The comics collection had no regular budget for most of this time. By 1995,
however, we had a budget that allowed us to spend several hundred dollars
per month, and that is when Horst Schroder comes into the picture. Dr. Schroder
is a German comics fan and the publisher of the Epix Comics line in Sweden.
He contacted Peter Coogan, a graduate student at Michigan State University
at the time, with an offer to sell his collection. It's a long story, but in the end,
MSU bought the European part of his collection, 11,000 items, and they arrived
in the summer of 1995. Coincidentally, the Library was able to finance the installation
of compact shelving in the Special Collections Division, so that
the boatload of comics from Sweden had space to rest. There followed three
years of furious cataloging, entering all these items into the library data system
OCLC, or WorldCat, as researchers know it today, and into our local on-line
catalog. Not only, it should be noted, did the Library buy these new motorized
shelves at great expense, but the library has consistently supported the
collection with preservation supplies (acid-free enclosures and mylars) and
expensive deacidification treatment for these "free" comic books.

By 1999 the bill for the European comics was almost paid off, and it
seemed like we had reached a state of balance between scope and depth. The
collection had over 150,000 items from every part of the world, and donations
of American comic books were still accumulating rapidly. For now, the American
collection is satisfactory, and I can estimate based on the "hit rate" of what
people ask for, that we have about 60 percent of a complete collection. As we
learn more about "foreign" comics, however, it becomes clear that these
collections are still very modest compared to what is possible. Ohio State
University has taken the lead in collecting Japanese comics, and so, for MSU,
the European and Latin American collections have come into focus. We have
started spending our little bits of money to upgrade these collections, and I
have begun studying and traveling to help do this more intelligently.

As for the general status of the collection, the goal has always been to
use the tools of library tradition that have been established by the American
library community, so that successors to this job will be working in ways for
which there is standard training.

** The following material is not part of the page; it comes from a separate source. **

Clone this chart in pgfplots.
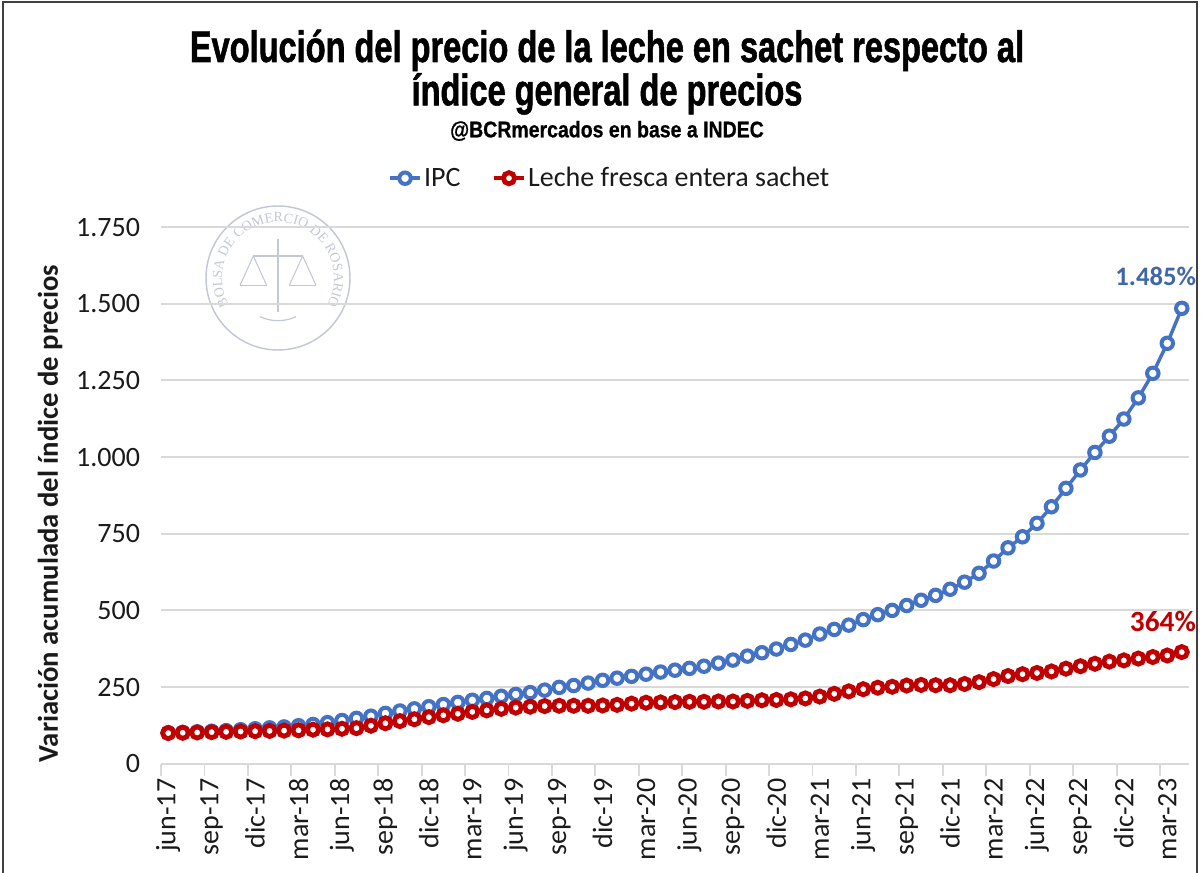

I would not expect a librarian who came after
me to be a fanatic about comics, and, in fact, would prefer one who is first
competent in the organization, preservation, and servicing of fragile cultural
materials. Speaking both as a library professional and a fanatic (that delicious
new word otaku comes to mind), I must admit that there is a possibility of
combining these traits. I have roughly one more decade to work on this project
before I retire. If there are any lifelong collectors out there who want to place
collections in state-of-the art conditions in terms of preservation, organization,
and research context, you all should contact me pretty soon. It may seem like
200,000 comics items, which is what we count today, is such a big collection
that other collections would just be duplications. This isn't so. We don't have
any EC comics, for example. We have very few giveaway comic books, and
our runs of war genre comics are very weak. We have practically no Philippine
komiks. In a way, our collections are mostly accumulations, because they
have been acquired almost without money. We are the best in many areas by
default, because there are so few other collections in those areas. I will surely
postpone my retirement if some really interesting collections come in, because
I am still just as determined as I was in 1971.

Randy may or may not be as determined as he was in 1971, or 2005 for that matter, but the field owes him an immeasurable debt which we can never truly repay. Randy's leadership (along with OSU's Lucy Caswell and others) preserved the history of art form that matters to scholars of the field and all readers of IJOCA.

 

*the second two paragraphs were omitted in editing, and replaced on 11/3/2022.